Prompt> Set down the data below from its first line to the line holding "sigma_steps = [-2, -1, 0, 1, 2]", inclusive; omit all pictures.
╭─ Source data
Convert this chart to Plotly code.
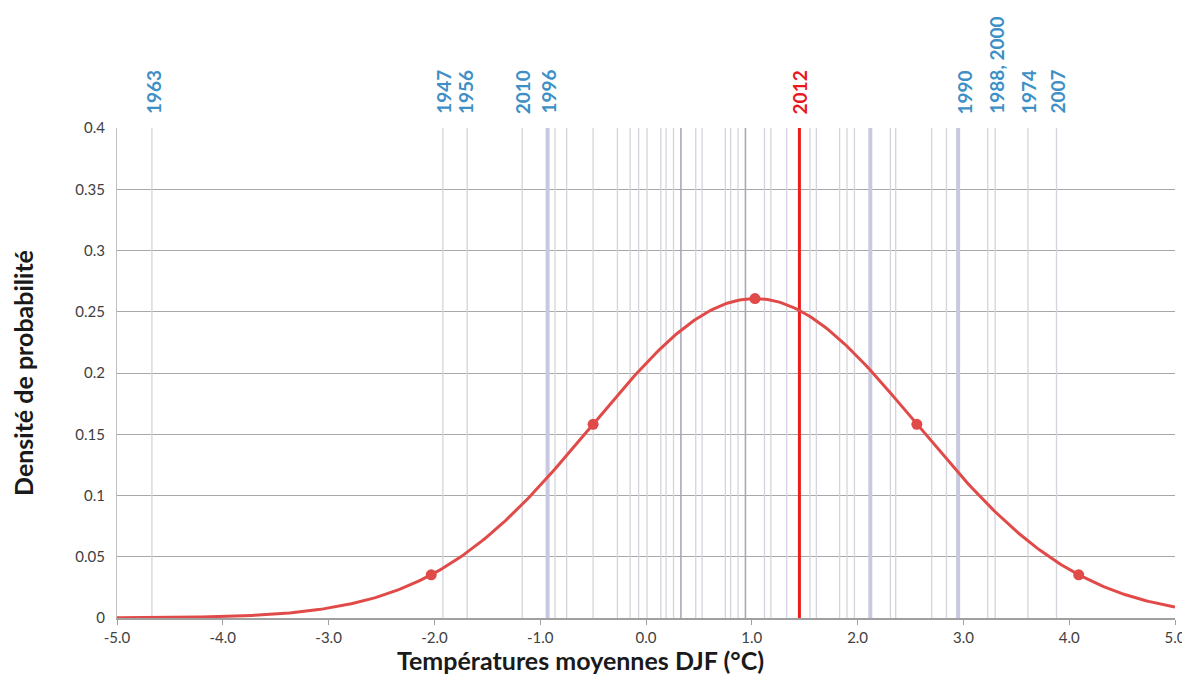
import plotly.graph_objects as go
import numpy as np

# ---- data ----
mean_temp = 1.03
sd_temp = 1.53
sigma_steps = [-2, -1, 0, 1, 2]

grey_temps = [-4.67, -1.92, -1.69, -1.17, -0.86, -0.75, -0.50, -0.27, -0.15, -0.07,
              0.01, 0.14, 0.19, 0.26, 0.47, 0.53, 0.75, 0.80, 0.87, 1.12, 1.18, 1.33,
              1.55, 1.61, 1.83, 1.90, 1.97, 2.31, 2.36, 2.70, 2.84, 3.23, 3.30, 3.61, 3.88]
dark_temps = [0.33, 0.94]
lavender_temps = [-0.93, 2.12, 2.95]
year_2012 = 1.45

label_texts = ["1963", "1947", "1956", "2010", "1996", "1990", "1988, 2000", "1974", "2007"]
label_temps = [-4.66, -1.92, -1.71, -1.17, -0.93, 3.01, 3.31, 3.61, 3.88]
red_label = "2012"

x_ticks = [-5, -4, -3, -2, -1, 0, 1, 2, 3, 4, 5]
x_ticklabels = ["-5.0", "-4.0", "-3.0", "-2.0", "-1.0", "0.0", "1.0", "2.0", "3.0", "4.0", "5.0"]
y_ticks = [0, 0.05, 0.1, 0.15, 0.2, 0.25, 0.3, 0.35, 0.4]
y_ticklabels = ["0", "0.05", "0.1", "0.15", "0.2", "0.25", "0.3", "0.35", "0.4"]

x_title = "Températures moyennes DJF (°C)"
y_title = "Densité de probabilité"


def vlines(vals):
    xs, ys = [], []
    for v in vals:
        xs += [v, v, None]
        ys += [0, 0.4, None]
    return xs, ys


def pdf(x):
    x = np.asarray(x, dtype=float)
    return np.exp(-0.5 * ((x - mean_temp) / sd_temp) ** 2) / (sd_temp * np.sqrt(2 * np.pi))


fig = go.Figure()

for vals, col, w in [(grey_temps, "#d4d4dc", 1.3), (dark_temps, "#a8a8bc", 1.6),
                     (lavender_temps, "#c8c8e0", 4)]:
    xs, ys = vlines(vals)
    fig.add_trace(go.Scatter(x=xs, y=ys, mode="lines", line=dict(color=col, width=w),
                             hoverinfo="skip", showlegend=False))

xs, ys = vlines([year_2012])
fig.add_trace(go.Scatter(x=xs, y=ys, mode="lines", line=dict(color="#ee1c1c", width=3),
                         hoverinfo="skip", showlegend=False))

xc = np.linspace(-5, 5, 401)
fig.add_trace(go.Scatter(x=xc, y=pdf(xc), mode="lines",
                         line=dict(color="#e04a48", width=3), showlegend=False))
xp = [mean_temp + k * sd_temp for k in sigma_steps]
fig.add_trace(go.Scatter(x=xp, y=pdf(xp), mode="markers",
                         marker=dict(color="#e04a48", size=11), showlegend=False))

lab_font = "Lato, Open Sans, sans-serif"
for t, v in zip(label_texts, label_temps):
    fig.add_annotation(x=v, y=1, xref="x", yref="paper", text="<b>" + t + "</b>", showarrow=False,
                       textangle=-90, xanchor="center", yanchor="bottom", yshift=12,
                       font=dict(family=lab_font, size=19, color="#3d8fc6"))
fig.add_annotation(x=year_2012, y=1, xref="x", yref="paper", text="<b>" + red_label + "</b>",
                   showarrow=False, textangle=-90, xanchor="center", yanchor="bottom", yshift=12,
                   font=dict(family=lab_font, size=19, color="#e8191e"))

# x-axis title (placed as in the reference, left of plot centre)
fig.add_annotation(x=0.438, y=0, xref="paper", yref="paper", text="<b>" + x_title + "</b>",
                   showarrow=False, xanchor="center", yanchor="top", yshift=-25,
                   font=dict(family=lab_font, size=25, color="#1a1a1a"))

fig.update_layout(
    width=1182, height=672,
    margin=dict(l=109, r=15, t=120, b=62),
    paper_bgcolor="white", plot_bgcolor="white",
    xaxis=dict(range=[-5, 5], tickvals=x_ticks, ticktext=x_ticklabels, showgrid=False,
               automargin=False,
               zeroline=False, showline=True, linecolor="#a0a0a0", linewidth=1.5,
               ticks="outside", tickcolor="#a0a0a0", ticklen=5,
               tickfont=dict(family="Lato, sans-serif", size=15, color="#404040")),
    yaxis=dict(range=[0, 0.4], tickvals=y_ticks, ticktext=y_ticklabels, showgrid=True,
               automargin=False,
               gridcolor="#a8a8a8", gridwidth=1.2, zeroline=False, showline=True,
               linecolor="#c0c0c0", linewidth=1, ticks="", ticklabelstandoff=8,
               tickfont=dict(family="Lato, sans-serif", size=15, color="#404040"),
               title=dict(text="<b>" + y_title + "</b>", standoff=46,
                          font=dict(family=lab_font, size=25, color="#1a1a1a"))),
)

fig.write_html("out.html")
╰─
Exercise output>
Convert this chart to Plotly code.
import plotly.graph_objects as go
import numpy as np

# ---- data ----
mean_temp = 1.03
sd_temp = 1.53
sigma_steps = [-2, -1, 0, 1, 2]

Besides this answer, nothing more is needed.